Photos by Kaylie McCarthy   

In the midst of creating The Deep and the Dirty, Eric Johanson’s previous album cracked the Top 10 on the Billboard blues chart. It was his fourth time reaching the Top 10. And for a Louisiana native who’d grown up idolizing bluesmen like Freddie King and Robert Johnson, it felt pretty good. Even so, genre success didn’t discourage Johanson from reaching beyond the blues for The Deep and the Dirty’s eclectic, electrifying songs.

“I’ve never tried to stay within one box,” he says. “Blues is at the root of the different styles of music I play — hard rock, Americana, New Orleans funk, country — but I don’t see the lines between genres, and I’m not following a standard form. What I find important about the blues is the rawness of it. The expression of it. The humanness of it. That’s what makes The Deep and the Dirty a blues album: the raw self-expression.”

Produced by Jesse Dayton (Supersuckers, Rob Zombie) — another roots-rock innovator who, like Johanson, uses the blues as a springboard for a bigger, broader sound — The Deep and the Dirty (whose title refers to the American South) fires twin barrels of sharp songwriting and fiery fretwork. Johanson wrote these songs during an era that found him at home, live-streaming acoustic performances and releasing two volumes of his Covered Tracks series to a quarantined world. At the earliest opportunity, Eric returned to the road, gaining a fresh appreciation for the musical chemistry generated by a well-oiled touring band. The Deep and the Dirty captures these contradictions and subtleties with songs infused with messages about embracing the modern moment recorded in the studio as a band playing together live.


Bassist Eric Vogel (Big Sam’s Funky Nation / Fred Wesley) and Grammy-winning drummer Terence Higgins (Ani DiFranco / Warren Haynes / Tab Benoit) joined him in the studio, recording 12 songs in two days. "When you're playing this kind of music together, you create moments that can't be replicated if you're recording each part separately," Johanson explains. "I don't write my guitar solos beforehand, and I don't record them separately, either.

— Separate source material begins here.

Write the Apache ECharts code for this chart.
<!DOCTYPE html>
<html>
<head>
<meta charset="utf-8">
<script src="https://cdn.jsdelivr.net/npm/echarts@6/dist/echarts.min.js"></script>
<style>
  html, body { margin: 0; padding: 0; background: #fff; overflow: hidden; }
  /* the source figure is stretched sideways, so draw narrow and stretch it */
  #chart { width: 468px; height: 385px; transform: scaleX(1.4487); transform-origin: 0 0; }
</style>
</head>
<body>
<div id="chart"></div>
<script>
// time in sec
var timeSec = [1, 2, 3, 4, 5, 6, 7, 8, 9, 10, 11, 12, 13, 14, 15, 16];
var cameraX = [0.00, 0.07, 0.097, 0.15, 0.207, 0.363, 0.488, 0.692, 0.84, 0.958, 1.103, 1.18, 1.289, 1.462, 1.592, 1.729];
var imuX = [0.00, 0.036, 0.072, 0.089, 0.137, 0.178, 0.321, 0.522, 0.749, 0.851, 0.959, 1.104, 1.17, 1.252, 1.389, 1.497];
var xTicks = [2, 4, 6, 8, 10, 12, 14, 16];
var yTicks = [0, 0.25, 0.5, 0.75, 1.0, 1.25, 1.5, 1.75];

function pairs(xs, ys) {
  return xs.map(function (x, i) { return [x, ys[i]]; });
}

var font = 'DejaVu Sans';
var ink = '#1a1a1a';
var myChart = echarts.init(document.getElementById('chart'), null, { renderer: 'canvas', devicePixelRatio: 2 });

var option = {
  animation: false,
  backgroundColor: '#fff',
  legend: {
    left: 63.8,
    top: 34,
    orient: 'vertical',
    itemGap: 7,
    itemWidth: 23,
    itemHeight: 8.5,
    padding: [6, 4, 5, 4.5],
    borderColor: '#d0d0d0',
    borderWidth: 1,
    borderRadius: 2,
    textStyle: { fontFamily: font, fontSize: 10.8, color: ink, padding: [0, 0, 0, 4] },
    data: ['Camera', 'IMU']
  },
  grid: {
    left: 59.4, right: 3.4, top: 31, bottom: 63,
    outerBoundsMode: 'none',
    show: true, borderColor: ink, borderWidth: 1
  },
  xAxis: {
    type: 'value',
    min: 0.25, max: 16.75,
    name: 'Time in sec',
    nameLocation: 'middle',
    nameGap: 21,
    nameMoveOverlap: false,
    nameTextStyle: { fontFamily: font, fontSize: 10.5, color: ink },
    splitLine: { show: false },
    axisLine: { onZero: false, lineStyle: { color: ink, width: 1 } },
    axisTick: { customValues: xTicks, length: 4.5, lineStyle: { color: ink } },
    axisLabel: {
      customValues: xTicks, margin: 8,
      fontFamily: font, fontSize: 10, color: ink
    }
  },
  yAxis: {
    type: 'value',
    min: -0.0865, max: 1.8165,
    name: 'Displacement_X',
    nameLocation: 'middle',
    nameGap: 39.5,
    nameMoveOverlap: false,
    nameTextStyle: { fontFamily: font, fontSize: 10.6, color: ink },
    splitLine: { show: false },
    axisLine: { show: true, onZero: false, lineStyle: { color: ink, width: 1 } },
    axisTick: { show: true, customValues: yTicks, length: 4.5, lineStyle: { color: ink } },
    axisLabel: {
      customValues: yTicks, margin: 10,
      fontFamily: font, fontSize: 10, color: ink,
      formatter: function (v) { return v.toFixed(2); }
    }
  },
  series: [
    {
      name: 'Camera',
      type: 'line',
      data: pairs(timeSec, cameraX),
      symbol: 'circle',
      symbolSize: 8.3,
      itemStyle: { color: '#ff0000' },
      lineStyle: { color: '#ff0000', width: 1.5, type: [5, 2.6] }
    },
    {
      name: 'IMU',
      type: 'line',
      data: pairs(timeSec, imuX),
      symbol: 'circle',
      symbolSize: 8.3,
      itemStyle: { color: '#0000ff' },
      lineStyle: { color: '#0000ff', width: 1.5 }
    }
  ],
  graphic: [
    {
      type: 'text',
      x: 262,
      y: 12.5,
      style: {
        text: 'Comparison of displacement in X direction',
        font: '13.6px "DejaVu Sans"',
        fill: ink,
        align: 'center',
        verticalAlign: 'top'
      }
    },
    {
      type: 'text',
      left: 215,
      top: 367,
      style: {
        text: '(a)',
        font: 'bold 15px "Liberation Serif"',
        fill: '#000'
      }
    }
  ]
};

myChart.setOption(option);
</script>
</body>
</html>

I need to interact with the band in order to take the solo somewhere special, and that's why it's important for us to record live. Even if there's a mistake or two, it feels like an honest representation of the moment."


Johanson has been capturing moments for years. Born in Alexandria, Louisiana, he received his first guitar at five and became a self-taught prodigy. By his teens, he was a staple at regional blues gigs, often joining much older musicians on stage from New Orleans to Memphis’ Beale Street. Meanwhile, his tastes expanded to include rock acts like Tool, Soundgarden, and Nine Inch Nails. Next, Johanson began making his songs, experimenting with everything from rock & roll to beat-driven electronic music. Living in New Zealand for four years broadened his horizons even further. And by the time Johanson resettled in New Orleans during the 2010s, he'd developed a style of music that unapologetically encompassed all his influences. Solo albums

like 2017's Burn It Down introduced that sound to a larger audience, while sideman work for acts like Cyril Neville (The Neville Brothers) kept his guitar chops sharp.

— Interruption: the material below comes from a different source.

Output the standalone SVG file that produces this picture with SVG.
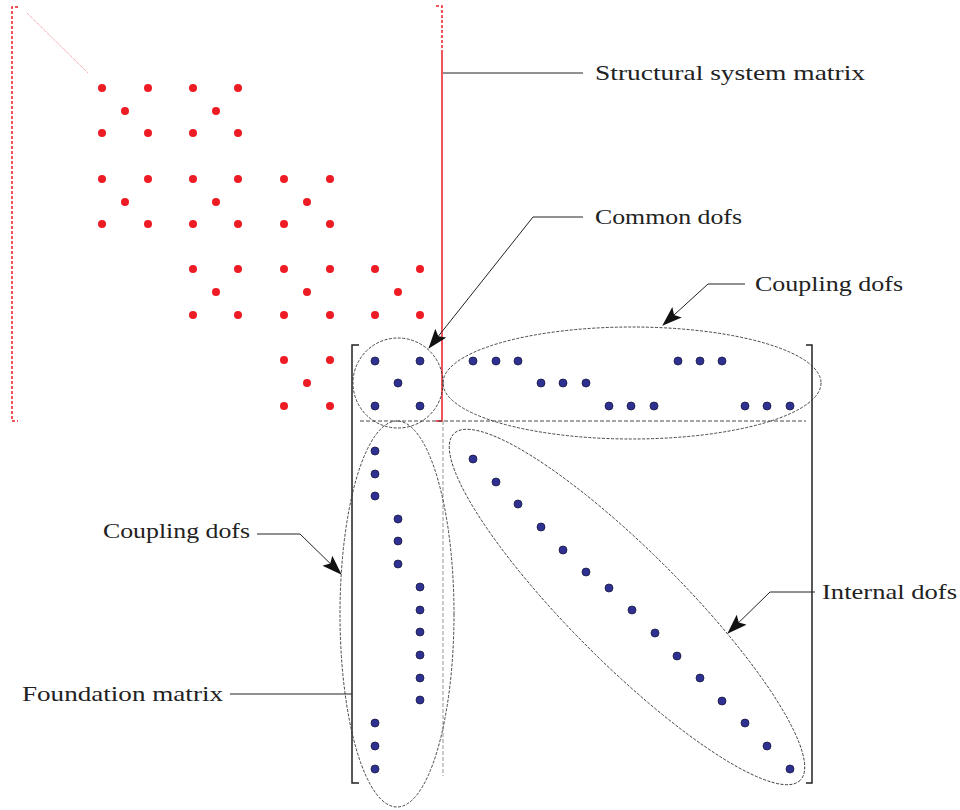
<svg xmlns="http://www.w3.org/2000/svg" width="960" height="810" viewBox="0 0 960 810">
<style>
.lbl{font-family:"Liberation Serif","DejaVu Serif",serif;font-size:21px;fill:#222}
.r{fill:#ed1c24}
.b{fill:#2e3192;stroke:#1a1a40;stroke-width:0.8}
.ell{fill:none;stroke:#333;stroke-width:0.9;stroke-dasharray:3 1.5}
.lead{fill:none;stroke:#222;stroke-width:1}
.brk{fill:none;stroke:#222;stroke-width:1.5}
</style>
<defs>
<marker id="ah" viewBox="0 0 20 14" refX="19" refY="7" markerWidth="20" markerHeight="14" markerUnits="userSpaceOnUse" orient="auto">
<path d="M0,0 L20,7 L0,14 L4,7 Z" fill="#111"/>
</marker>
</defs>
<rect width="960" height="810" fill="#fff"/>
<g id="structural-matrix">
<path d="M18,7 H12 V421 H18" fill="none" stroke="#ed1c24" stroke-width="1.5" stroke-dasharray="3 2"/>
<path d="M436,6 H442 V52" fill="none" stroke="#ed1c24" stroke-width="1.5" stroke-dasharray="3 2"/>
<path d="M442,52 V421 H436" fill="none" stroke="#ed1c24" stroke-width="1.5"/>
<line x1="27" y1="13" x2="88" y2="73" stroke="#ed1c24" stroke-width="0.7" stroke-dasharray="1 1" opacity="0.8"/>
<g id="red-dots">
<circle class="r" cx="102" cy="88" r="4"/><circle class="r" cx="148" cy="88" r="4"/><circle class="r" cx="125" cy="111" r="4"/><circle class="r" cx="102" cy="133" r="4"/><circle class="r" cx="148" cy="133" r="4"/>
<circle class="r" cx="193" cy="88" r="4"/><circle class="r" cx="238" cy="88" r="4"/><circle class="r" cx="216" cy="111" r="4"/><circle class="r" cx="193" cy="133" r="4"/><circle class="r" cx="238" cy="133" r="4"/>
<circle class="r" cx="102" cy="179" r="4"/><circle class="r" cx="148" cy="179" r="4"/><circle class="r" cx="125" cy="202" r="4"/><circle class="r" cx="102" cy="224" r="4"/><circle class="r" cx="148" cy="224" r="4"/>
<circle class="r" cx="193" cy="179" r="4"/><circle class="r" cx="238" cy="179" r="4"/><circle class="r" cx="216" cy="202" r="4"/><circle class="r" cx="193" cy="224" r="4"/><circle class="r" cx="238" cy="224" r="4"/>
<circle class="r" cx="284" cy="179" r="4"/><circle class="r" cx="330" cy="179" r="4"/><circle class="r" cx="307" cy="202" r="4"/><circle class="r" cx="284" cy="224" r="4"/><circle class="r" cx="330" cy="224" r="4"/>
<circle class="r" cx="193" cy="269" r="4"/><circle class="r" cx="238" cy="269" r="4"/><circle class="r" cx="216" cy="292" r="4"/><circle class="r" cx="193" cy="315" r="4"/><circle class="r" cx="238" cy="315" r="4"/>
<circle class="r" cx="284" cy="269" r="4"/><circle class="r" cx="330" cy="269" r="4"/><circle class="r" cx="307" cy="292" r="4"/><circle class="r" cx="284" cy="315" r="4"/><circle class="r" cx="330" cy="315" r="4"/>
<circle class="r" cx="375" cy="269" r="4"/><circle class="r" cx="420" cy="269" r="4"/><circle class="r" cx="398" cy="292" r="4"/><circle class="r" cx="375" cy="315" r="4"/><circle class="r" cx="420" cy="315" r="4"/>
<circle class="r" cx="284" cy="360" r="4"/><circle class="r" cx="330" cy="360" r="4"/><circle class="r" cx="307" cy="383" r="4"/><circle class="r" cx="284" cy="406" r="4"/><circle class="r" cx="330" cy="406" r="4"/>
</g>
</g>
<g id="foundation-matrix">
<path class="brk" d="M359,345 H352 V783 H359"/>
<path class="brk" d="M806,345 H812 V783 H806"/>
<line x1="360" y1="421" x2="806" y2="421" stroke="#333" stroke-width="0.9" stroke-dasharray="4 2"/>
<line x1="443" y1="421" x2="443" y2="776" stroke="#888" stroke-width="0.9" stroke-dasharray="4 2"/>
</g>
<g id="common-dofs">
<ellipse class="ell" cx="398" cy="383" rx="45" ry="45"/>
<circle class="b" cx="375" cy="361" r="4"/><circle class="b" cx="420" cy="361" r="4"/><circle class="b" cx="398" cy="383" r="4"/><circle class="b" cx="375" cy="406" r="4"/><circle class="b" cx="420" cy="406" r="4"/>
</g>
<g id="coupling-dofs-top">
<ellipse class="ell" cx="632" cy="383" rx="189" ry="56"/>
<circle class="b" cx="473" cy="361" r="4"/><circle class="b" cx="496" cy="361" r="4"/><circle class="b" cx="518" cy="361" r="4"/>
<circle class="b" cx="541" cy="383" r="4"/><circle class="b" cx="563" cy="383" r="4"/><circle class="b" cx="586" cy="383" r="4"/>
<circle class="b" cx="609" cy="406" r="4"/><circle class="b" cx="631" cy="406" r="4"/><circle class="b" cx="654" cy="406" r="4"/>
<circle class="b" cx="678" cy="361" r="4"/><circle class="b" cx="700" cy="361" r="4"/><circle class="b" cx="722" cy="361" r="4"/>
<circle class="b" cx="745" cy="406" r="4"/><circle class="b" cx="767" cy="406" r="4"/><circle class="b" cx="790" cy="406" r="4"/>
</g>
<g id="coupling-dofs-left">
<ellipse class="ell" cx="397" cy="614" rx="57" ry="193"/>
<circle class="b" cx="375" cy="451" r="4"/><circle class="b" cx="375" cy="474" r="4"/><circle class="b" cx="375" cy="496" r="4"/>
<circle class="b" cx="398" cy="519" r="4"/><circle class="b" cx="398" cy="541" r="4"/><circle class="b" cx="398" cy="564" r="4"/>
<circle class="b" cx="420" cy="587" r="4"/><circle class="b" cx="420" cy="610" r="4"/><circle class="b" cx="420" cy="632" r="4"/><circle class="b" cx="420" cy="655" r="4"/><circle class="b" cx="420" cy="678" r="4"/><circle class="b" cx="420" cy="700" r="4"/>
<circle class="b" cx="375" cy="723" r="4"/><circle class="b" cx="375" cy="746" r="4"/><circle class="b" cx="375" cy="769" r="4"/>
</g>
<g id="internal-dofs">
<ellipse class="ell" cx="627" cy="607" rx="245" ry="56" transform="rotate(45 627 607)"/>
<circle class="b" cx="473" cy="459" r="4"/><circle class="b" cx="496" cy="482" r="4"/><circle class="b" cx="518" cy="504" r="4"/><circle class="b" cx="541" cy="527" r="4"/><circle class="b" cx="563" cy="550" r="4"/><circle class="b" cx="586" cy="572" r="4"/><circle class="b" cx="609" cy="588" r="4"/><circle class="b" cx="632" cy="610" r="4"/><circle class="b" cx="655" cy="633" r="4"/><circle class="b" cx="677" cy="656" r="4"/><circle class="b" cx="700" cy="678" r="4"/><circle class="b" cx="722" cy="701" r="4"/><circle class="b" cx="745" cy="723" r="4"/><circle class="b" cx="767" cy="746" r="4"/><circle class="b" cx="790" cy="769" r="4"/>
</g>
<g id="connectors">
<path class="lead" d="M443,73 H583"/>
<path class="lead" d="M583,217 H533 L429,348" marker-end="url(#ah)"/>
<path class="lead" d="M745,284 H708 L663,325" marker-end="url(#ah)"/>
<path class="lead" d="M815,592 H770 L728,633" marker-end="url(#ah)"/>
<path class="lead" d="M257,534 H300 L341,574" marker-end="url(#ah)"/>
<path class="lead" d="M230,694 H352"/>
</g>
<g id="labels">
<text class="lbl" x="595" y="80" textLength="270" lengthAdjust="spacingAndGlyphs">Structural system matrix</text>
<text class="lbl" x="595" y="224" textLength="147" lengthAdjust="spacingAndGlyphs">Common dofs</text>
<text class="lbl" x="755" y="291" textLength="148" lengthAdjust="spacingAndGlyphs">Coupling dofs</text>
<text class="lbl" x="822" y="599" textLength="135" lengthAdjust="spacingAndGlyphs">Internal dofs</text>
<text class="lbl" x="103" y="538" textLength="147" lengthAdjust="spacingAndGlyphs">Coupling dofs</text>
<text class="lbl" x="22" y="701" textLength="201" lengthAdjust="spacingAndGlyphs">Foundation matrix</text>
</g>
</svg>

"Music is a way for me to try and make sense of my world and myself," he says. "The Deep and the Dirty is an evolution of what I've done before — a little more in your face, a little more

up-tempo, and a little more rocking. I came out of the slow years with a lot of energy, wanting to blast off."


Songs like "Don't Hold Back" encapsulate the album's "seize-the-day" message. Anchored by fuzz guitar and a stomping groove, the song finds Johanson reveling in the present. "This moment right now; this is all we get," he sings, his vocal delivery as compelling as his guitar work. "Just Like New" explores similar themes, with Johanson trading the overdriven crunch of his electric guitar for the Delta dirt of a metal-bodied National Resonator. Elsewhere, The Deep and the Dirty offers everything from roadhouse roots-rock ("Undertown") to dark, bluesy Americana ("Familiar Sound"); it's diverse sound glued together by a musician who's never been afraid of the grey area between traditional genres.


"Traveling the country and playing for different audiences over the years, I've learned that people respond to honest music, even if it's not in a standard blues format," he says. "That realization has freed me up to do whatever sounds natural. I love listening to old blues and country, but I also love hard rock. I love playing guitar and improvising onstage, but I also love writing songs that tap into a feeling. This album became a natural mix of all the things I'm into. I've found a way to bring everything together."